Just when you think you’re ready to make a final decision, consider doing a trial run. Invite your top candidates to come to the elderly person’s home and take care of them for a few hours, one at a time.

Think of this as an introduction. A trial lets each candidate get acquainted with the home and person in need of care, and let’s your loved one get a feel for each option too.

  1. Double-Check Personal References

Don’t forget to double-check personal references before you start inviting candidates into your home. This gives you a closer look at their personality and the kind of skills and character they have. It allows you to get a better idea of what you can expect from them.

  1. Contact Your Loved One’s Insurance

Are you paying for a caregiver out of pocket? Your insurance may not be able to cover another person’s needs, but your mother or father’s plan should be prepared to cover a caregiver expense.

If anything, it will help offset the total cost of this resource. Even a few hundred dollars here or there can add up to your benefit in the long run.

  1. Develop a Contract

The final step to do before hiring a caregiver is to develop a contract.
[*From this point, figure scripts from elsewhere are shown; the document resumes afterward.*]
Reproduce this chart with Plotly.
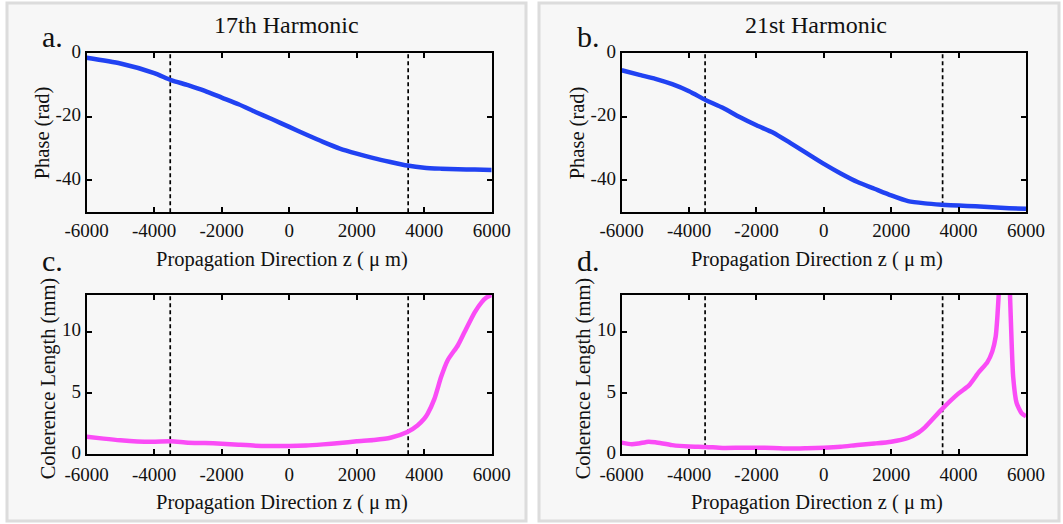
import plotly.graph_objects as go

# ---- data ---------------------------------------------------------------
z_phase17 = [-6000, -5000, -4000, -3500, -3000, -2500, -2000, -1500, -1000, -500, 0,
             500, 1000, 1500, 2000, 2500, 3000, 3500, 4000, 4500, 5000, 5500, 6000]
phase17 = [-1.5, -3.3, -6.3, -8.5, -10.1, -11.9, -14.0, -16.1, -18.5, -20.8, -23.2,
           -25.6, -27.9, -30.0, -31.6, -33.0, -34.2, -35.3, -36.0, -36.3, -36.5, -36.6, -36.7]

z_phase21 = [-6000, -5500, -5000, -4500, -4000, -3500, -3000, -2500, -2000, -1500, -1000,
             -500, 0, 500, 1000, 1500, 2000, 2500, 3000, 3500, 4000, 4500, 5000, 5500, 6000]
phase21 = [-5.4, -6.8, -8.1, -9.8, -12.0, -14.8, -17.2, -20.1, -22.7, -25.0, -28.2,
           -31.5, -34.8, -37.8, -40.5, -42.6, -44.7, -46.5, -47.2, -47.6, -47.9, -48.1, -48.4, -48.7, -48.9]

z_coh17 = [-6000, -5500, -5000, -4500, -4000, -3500, -3000, -2500, -2000, -1500, -1000, -500,
           0, 500, 1000, 1500, 2000, 2500, 3000, 3500, 3800, 4000, 4100, 4300, 4500, 4700,
           5000, 5200, 5500, 5700, 5850, 6000]
coh17 = [1.44, 1.28, 1.14, 1.05, 1.03, 1.06, 0.95, 0.92, 0.87, 0.78, 0.70, 0.68,
         0.68, 0.72, 0.81, 0.92, 1.06, 1.17, 1.35, 1.82, 2.36, 2.9, 3.3, 4.5, 6.3, 7.7,
         8.9, 10.0, 11.6, 12.4, 12.8, 13.0]

z_coh21 = [-6000, -5700, -5500, -5200, -5000, -4500, -4000, -3500, -3000, -2500, -2000, -1500,
           -1000, -500, 0, 500, 1000, 1500, 2000, 2500, 2800, 3000, 3500, 4000, 4300, 4600,
           4850, 5000, 5100, 5150, 5200, 5300, 5350, 5450, 5525, 5575, 5620, 5720, 5870, 6000]
coh21 = [0.95, 0.82, 0.88, 1.03, 0.98, 0.75, 0.64, 0.60, 0.52, 0.53, 0.54, 0.52,
         0.47, 0.50, 0.54, 0.62, 0.76, 0.88, 1.03, 1.35, 1.76, 2.2, 3.67, 4.97, 5.6, 6.7,
         7.5, 8.4, 9.6, 11.2, 13.5, 18.0, 22.0, 18.0, 13.0, 9.0, 6.3, 4.2, 3.35, 3.1]

interaction_bounds = [-3525, 3525]          # dashed markers of the interaction region
x_ticks = [-6000, -4000, -2000, 0, 2000, 4000, 6000]
x_ticktext = ["-6000", "-4000", "-2000", "0", "2000", "4000", "6000"]
phase_ticks = [0, -20, -40]
phase_ticktext = ["0", "-20", "-40"]
coh_ticks = [0, 5, 10]
coh_ticktext = ["0", "5", "10"]
phase_range = [-50, 0]
coh_range = [0, 13]

harmonic_titles = ["17th Harmonic", "21st Harmonic"]
panel_letters = ["a.", "b.", "c.", "d."]
x_title = "Propagation Direction z ( \u03bc m)"
phase_title = "Phase (rad)"
coh_title = "Coherence Length (mm)"

# ---- geometry -----------------------------------------------------------
W, H = 1063, 524
FONT = "Liberation Serif"
BLUE = "#2142f2"
MAGENTA = "#fa4cf6"
TEXT = "#111111"


def px(x):
    return x / W


def py(y):
    return 1 - y / H


col_px = [(86.7, 491.7), (621.7, 1026.0)]
row_px = [(53.0, 212.3), (295.0, 454.3)]
title_x = [286, 816]
xlabel_x = [281.5, 817]

fig = go.Figure()

panels = [
    # (row, col, z, values, colour, yrange, yticks, yticktext)
    (0, 0, z_phase17, phase17, BLUE, phase_range, phase_ticks, phase_ticktext),
    (0, 1, z_phase21, phase21, BLUE, phase_range, phase_ticks, phase_ticktext),
    (1, 0, z_coh17, coh17, MAGENTA, coh_range, coh_ticks, coh_ticktext),
    (1, 1, z_coh21, coh21, MAGENTA, coh_range, coh_ticks, coh_ticktext),
]

axis_common = dict(
    showline=True, linewidth=2, linecolor="black", mirror="ticks",
    ticks="inside", ticklen=5, tickwidth=2, tickcolor="black",
    showgrid=False, zeroline=False, automargin=False, fixedrange=True,
    tickfont=dict(family=FONT, size=19, color=TEXT),
)

for i, (r, c, zs, vals, colour, yr, yt, ytt) in enumerate(panels):
    n = i + 1
    xa = "x" if n == 1 else f"x{n}"
    ya = "y" if n == 1 else f"y{n}"
    for b in interaction_bounds:
        fig.add_trace(go.Scatter(
            x=[b, b], y=yr, mode="lines", xaxis=xa, yaxis=ya,
            line=dict(color="black", width=1.7, dash="4px,3px"),
            showlegend=False, hoverinfo="skip"))
    fig.add_trace(go.Scatter(
        x=zs, y=vals, mode="lines", xaxis=xa, yaxis=ya,
        line=dict(color=colour, width=4.5, shape="spline", smoothing=0.6),
        showlegend=False))
    x0, x1 = col_px[c]
    y0, y1 = row_px[r]
    fig.layout[f"xaxis{'' if n == 1 else n}"] = dict(
        axis_common, domain=[px(x0), px(x1)], range=[-6000, 6000],
        tickvals=x_ticks, ticktext=x_ticktext, anchor=ya,
        ticklabelstandoff=0 if r == 0 else 2)
    fig.layout[f"yaxis{'' if n == 1 else n}"] = dict(
        axis_common, domain=[py(y1), py(y0)], range=yr,
        tickvals=yt, ticktext=ytt, anchor=xa, ticklabelstandoff=0,
        ticklabelshift=-2)

# ---- panel backgrounds --------------------------------------------------
for bx0, bx1 in [(7, 526), (539, 1059)]:
    fig.add_shape(type="rect", xref="paper", yref="paper",
                  x0=px(bx0), x1=px(bx1), y0=py(521), y1=py(3),
                  fillcolor="#f7f7f7", line=dict(color="#dcdcdc", width=3),
                  layer="below")

# ---- text ---------------------------------------------------------------
ann = []


def text(x, y, s, size, angle=0, xanchor="center"):
    ann.append(dict(x=px(x), y=py(y), xref="paper", yref="paper", text=s,
                    showarrow=False, textangle=angle, xanchor=xanchor, yanchor="middle",
                    font=dict(family=FONT, size=size, color=TEXT)))


for c in range(2):
    x0, x1 = col_px[c]
    text(title_x[c], 25, harmonic_titles[c], 24)
    text(xlabel_x[c], 259, x_title, 20.5)
    text(xlabel_x[c], 502, x_title, 20.5)
    text(x0 - 44, (row_px[0][0] + row_px[0][1]) / 2, phase_title, 20.5, angle=-90)
    text(x0 - 38, (row_px[1][0] + row_px[1][1]) / 2 + 4, coh_title, 20.5, angle=-90)
    text(x0 - 47, 36, panel_letters[c], 30, xanchor="left")
    text(x0 - 47, 260, panel_letters[c + 2], 30, xanchor="left")

fig.update_layout(
    width=W, height=H, margin=dict(l=0, r=0, t=0, b=0),
    paper_bgcolor="white", plot_bgcolor="rgba(0,0,0,0)",
    annotations=ann, showlegend=False,
)

fig.write_html("out.html")
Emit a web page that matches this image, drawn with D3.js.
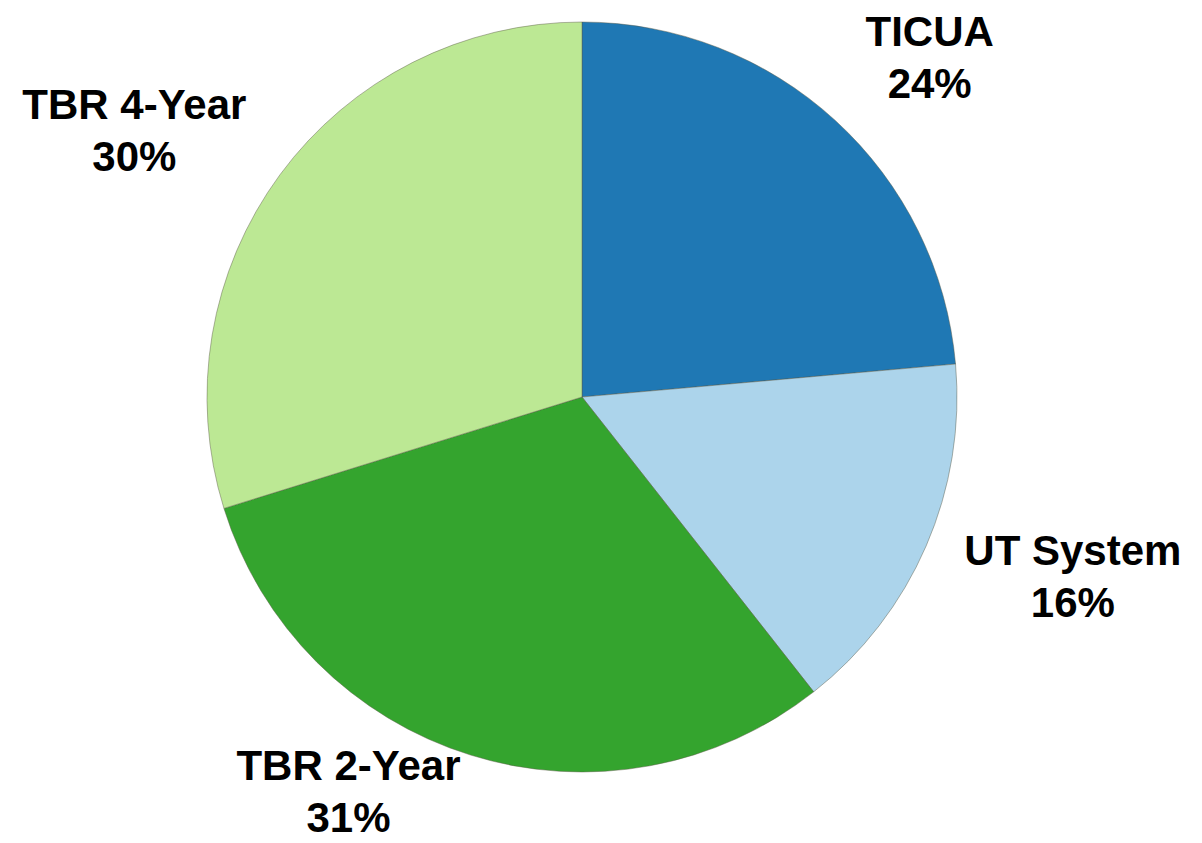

This reiterates everything you should have discussed in the interviews, and it also serves as a point of reference while a caregiver is working for your family.

Put simply, contracts build trust between you and your new family employee.

Hiring a Caregiver, Choosing a Family Doctor, and More

Aging is something many people struggle to deal with, especially if they have special conditions making the process even harder. This is why many families look into hiring a caregiver or at least get the opinion of multiple doctors before deciding what their loved one needs.